Pour Le Roi Lear, Thomas et moi avions le souhait de travailler avec des cuivres sur scène. Les cuivres, avec la splendeur de leur son représentant le pouvoir royal.
Comme pour La Nuit des rois, nous voulions nous intéresser musicalement à l'époque de la création de la pièce de Shakespeare. Cette fois-ci, nous nous sommes placés un peu plus tard dans l'histoire de la musique que les contemporains du dramaturge anglais, à l'époque de la musique baroque des XVIIe et XVIIIe siècles, qui a vu naître et briller les premières œuvres pour cuivres.
Afin de réduire l'effectif des musiciens et de mettre à profit mon expérience de la trompette – mon instrument principal – j'ai décidé de faire appel à deux trompettistes, qui peuvent jouer sur scène, à différents endroits de la salle ou des coulisses tout un répertoire de compositions baroques et originales allant d'arrangements à deux voix, inspirés de compositions de Bach, Telemann, Biber ou Purcell, à des morceaux atonaux contemporains. Noé Nillni, Arthur Escriva et Henri Déleger connaissent aussi bien la musique historique que la musique contemporaine et expérimentale. Ils joueront en partie sur des trompettes baroques historiques.

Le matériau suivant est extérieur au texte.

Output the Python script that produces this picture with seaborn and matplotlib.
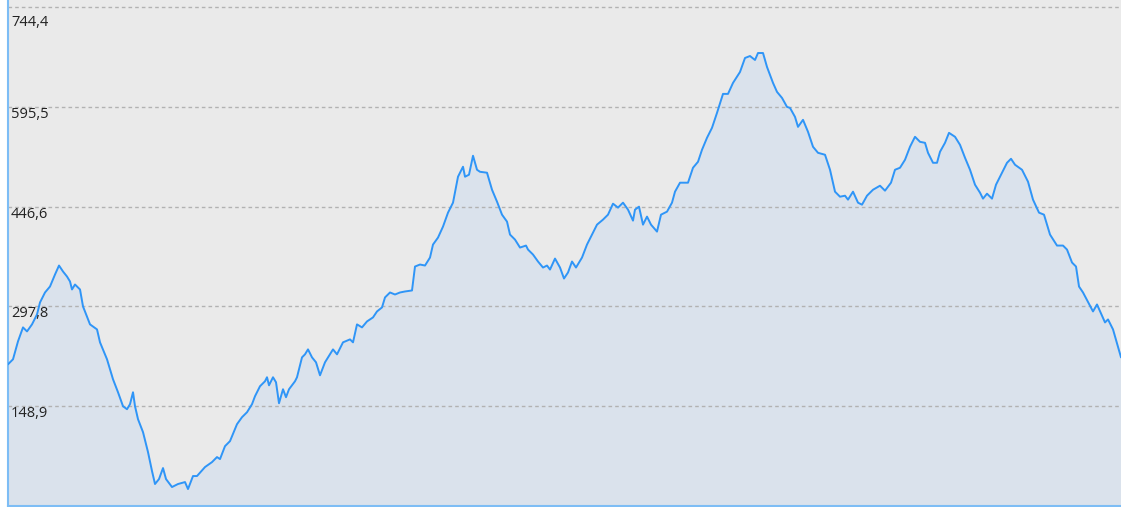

Au cours de mes recherches, je me suis également intéressé à la musique pour cordes et clavecin. Il peut s'agir de brefs signaux de trompette annonçant des apparitions royales ou de passages musicaux servant de transition entre les scènes ou de musique d'accompagnement pendant les scènes. La trompette peut créer une atmosphère sonore avec des bruits d'air ou des techniques d'attaques percussives. Ainsi, elle sera amplifiée et sortie de son contexte d'origine. Enfin, des effets électroniques viendront altérer davantage le son original de l’instrument dans certains passages. Au lieu d’avoir recours à la diffusion par enceintes, j'aimerais produire sur scène la grande tempête de l'acte III exclusivement avec des bruits et des sons de trompette.